Like the rest of you, I am holed up in my office at home because of the novel coronavirus, and just to make myself more panicked I decided to watch both Contagion and Outbreak in a double feature and lived to tell you which one I think is the scariest.
Contagion is streaming on Cinemax for subscribers and Outbreak is available on Netflix. Both can be rented on Prime.
As you would expect at a time in pandemic world history–the likes recent generations have never seen before–Contagion and Outbreak have become popular re-watches not only for their depictions of real-life horror but to see how a pandemic actually happens and I can say both movies are pretty spot-on as far as protocol, but there is a standout that offers a more realistic, and scarier, scenario.

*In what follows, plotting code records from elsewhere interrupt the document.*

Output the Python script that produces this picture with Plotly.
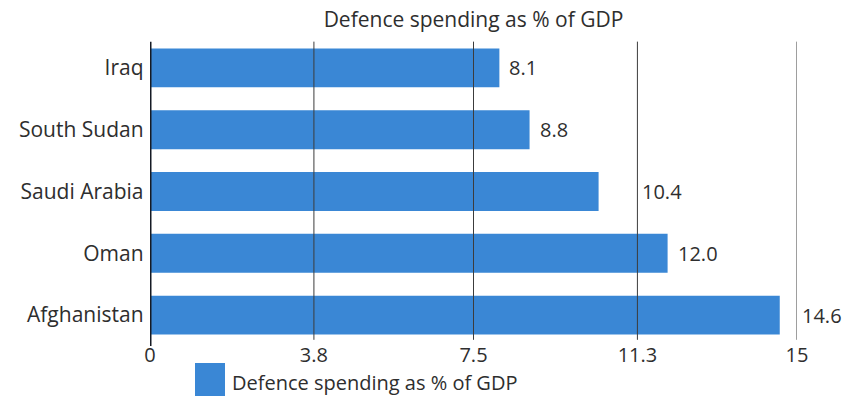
import plotly.graph_objects as go

# Defence spending as a share of GDP, by country
countries = ["Iraq", "South Sudan", "Saudi Arabia", "Oman", "Afghanistan"]
spending = [8.1, 8.8, 10.4, 12.0, 14.6]
tick_values = [0, 3.8, 7.5, 11.3, 15]
tick_labels = ["0", "3.8", "7.5", "11.3", "15"]
series_name = "Defence spending as % of GDP"

BAR_COLOR = "#3a87d5"
TEXT_COLOR = "#2e2e2e"
GRID_COLOR = "#3c3c3c"
FONT = "Open Sans, Noto Sans, sans-serif"
FS = 21

fig = go.Figure(
    go.Bar(
        x=spending,
        y=countries,
        orientation="h",
        marker=dict(color=BAR_COLOR, line=dict(width=0)),
        width=0.63,
        name=series_name,
        showlegend=False,
        hoverinfo="x+y",
    )
)

# Vertical grid lines drawn on top of the bars
shapes = []
for tv in tick_values[1:]:
    shapes.append(dict(type="line", xref="x", yref="paper", x0=tv, x1=tv,
                       y0=0.02, y1=0.985, layer="above",
                       line=dict(color=GRID_COLOR, width=1)))
# Heavy baseline at zero
shapes.append(dict(type="line", xref="x", yref="paper", x0=0, x1=0,
                   y0=0.0, y1=0.985, layer="above",
                   line=dict(color="#151a24", width=3)))

# Legend swatch and label below the axis (plot area spans y 37..346 px)
def py(px):
    return (346 - px) / 309

shapes.append(dict(type="rect", xref="paper", yref="paper",
                   x0=(195 - 150) / 647, x1=(225 - 150) / 647,
                   y0=py(396), y1=py(363),
                   fillcolor=BAR_COLOR, line=dict(width=0), layer="above"))

annotations = [dict(xref="paper", yref="paper", x=(230 - 150) / 647, y=py(382),
                    xanchor="left", yanchor="middle", showarrow=False,
                    text=series_name,
                    font=dict(family=FONT, size=FS - 1, color=TEXT_COLOR))]

# Value labels: placed just past the bar, or past a grid line that sits right at the bar end
for country, v in zip(countries, spending):
    nearby = [t for t in tick_values if v < t <= v + 1.0]
    anchor_x = nearby[0] if nearby else v
    annotations.append(dict(x=anchor_x, y=country, xref="x", yref="y",
                            text=f"{v:.1f}", showarrow=False,
                            xanchor="left", yanchor="middle",
                            xshift=3 if nearby else 8,
                            font=dict(family=FONT, size=FS - 1, color=TEXT_COLOR)))

fig.update_layout(
    width=849,
    height=396,
    margin=dict(l=150, r=52, t=37, b=50),
    paper_bgcolor="white",
    plot_bgcolor="white",
    font=dict(family=FONT, size=FS, color=TEXT_COLOR),
    title=dict(text=series_name, x=473.5 / 849, xanchor="center",
               y=1 - 20 / 396, yanchor="middle",
               font=dict(family=FONT, size=FS, color=TEXT_COLOR)),
    xaxis=dict(range=[0, 15], tickvals=tick_values, ticktext=tick_labels,
               showgrid=False, zeroline=False, showline=False,
               ticks="", tickfont=dict(size=FS - 1), ticklabelstandoff=-5),
    yaxis=dict(categoryorder="array", categoryarray=countries[::-1],
               showgrid=False, zeroline=False, showline=False,
               ticks="", ticksuffix=" ", tickfont=dict(size=FS)),
    shapes=shapes,
    annotations=annotations,
    showlegend=False,
)

fig.write_html("out.html")
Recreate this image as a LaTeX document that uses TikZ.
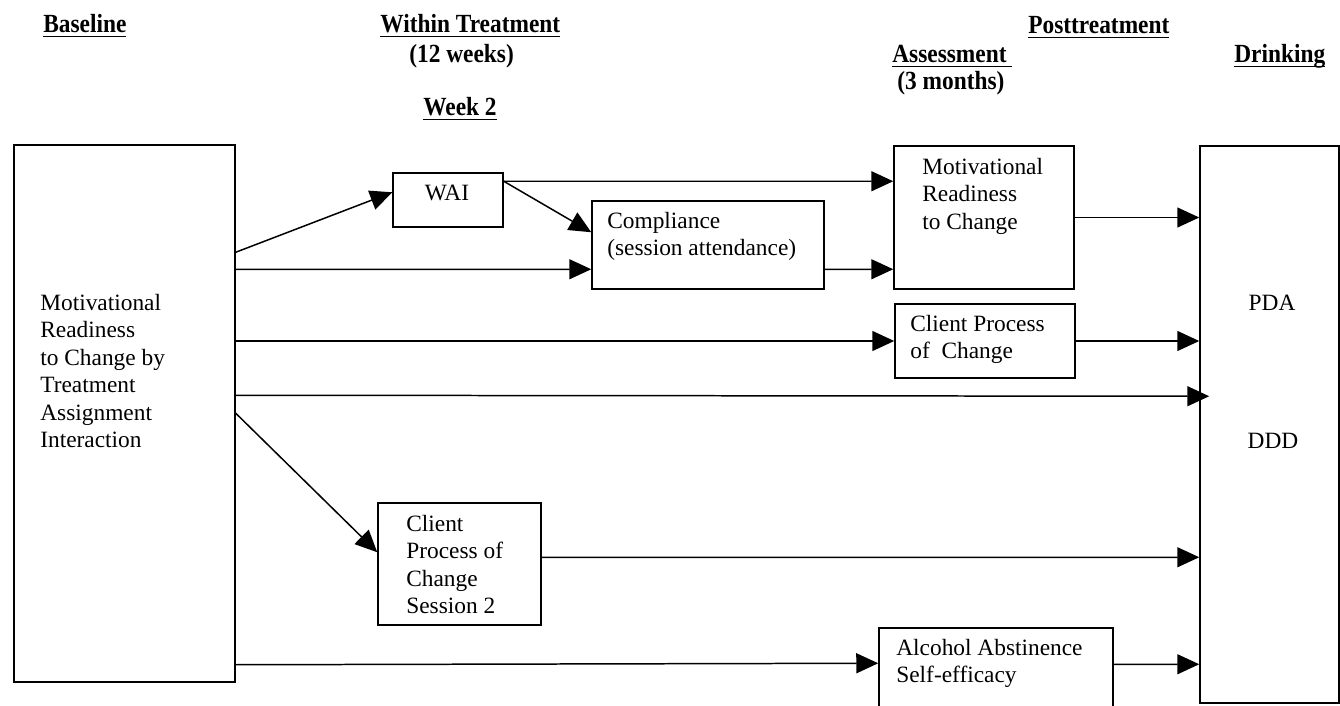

Let’s start with Outbreak, a big-budget potboiler with more Academy Award nominees per capita than a single section of the Hollywood Walk of Fame. We’ve got Dustin Hoffman, Morgan Freeman, Renne Russo, Cuba Gooding Jr., and Donald Sutherland.
Hoffman plays Colonel Sam Daniels a ballsy member of the United States Army Medical Research Institute of Infectious Diseases (USAMRIID) who’s investigating an icky viral outbreak in Zaire.
The virus-carrying capuchin monkey from Friends is abducted for the black market but manages to escape into the California redwoods but not before infecting his warm-hearted captor (Patrick Dempsey) who has already infected a pet store owner.
A sneeze in a movie theater from an infected victim sprays droplets into the air which land in everyone’s popcorn thus a localized pandemic begins.
Outbreak is an action picture to be sure. When you consider the long list of action stars reportedly considered for the role Hoffman plays–Harrison Ford, Mel Gibson, and Sylvester Stallon–this 1995 movie feels like Die Hard with the flu.
The movie doesn’t go too far beyond a small town pandemic in the same sort of way Arachnophobia did with spiders, but the effects of the illness are pretty disturbing with bleeding eyes, purulent facial pustules, and Joker-like death masks.
Contagion, on the other hand, gets too real in some spots, even mimicking what the world is going through right now with coronavirus. It has even more A-list stars to tell the story including Matt Damon, Kate Winslet, Jude Law, Laurence Fishburne, and an unsettling cameo by Gwyneth Paltrow.
Like our current situation, the “novel” disease called MEV-1 is traced back to China. Both films explore the possibility that both germs are a part of a government coverup in which they would be used as bioweapons.
Contagion is a bit more modern in its storytelling too. Made in 2011, there are modern conveniences not really seen in Outbreak, so touching your cellphone can be a dangerous habit.
Where Contagion surpasses Outbreak is in its depiction of spreading the disease globally. The trail of the virus gets screentime by way of close-ups of an infected person breathing on someone else in a crowded casino, a man touching a handrail inside a public bus or an infected hospitality staff member who has touched everything in a hotel room.
Just like the headlines of today, there are shots of empty airports, unoccupied streets, and grocery store runs that leave the shelves picked bare.
Both films race toward a cure, Outbreak getting there a bit sooner thanks to a hasty script, Contagion lingers a bit taking us through public disorder, a holistic shill who says he can cure the world, and terrorists who try to steal the vaccine at the source.
If you want a movie where the action takes center stage then Outbreak gets high marks for stunts involving helicopters and animal actors. The film serves up some realistic warnings about the spreading of diseases but loses some of its oomph when the female lead (spoiler) gets sick but unlike other victims, looks fabulous.
Contagion is more aggressive when it comes to storytelling. There is really no action sequences, but it delves into things people are experiencing now amid the COVID-19 pandemic; people profiting off fear, social distancing and the importance of washing your hands.
There is a montage sequence at the end titled “Day 1,” which takes us through how patient zero (Paltrow) was infected and just that piece of film alone sent chills down my spine.
Approach these films as cautionary tales; they both score well as pseudo-educational stories about the spread of disease. If you want pure entertainment, go with Outbreak, but if you like a little bit more paranoia in your isolation, go with Contagion.
Feel-Good Spoiler Alert
The good news in both films is that they find a cure for their respective diseases, so let’s ride this out, let the scientists do their work and enjoy a little me-time in the meantime.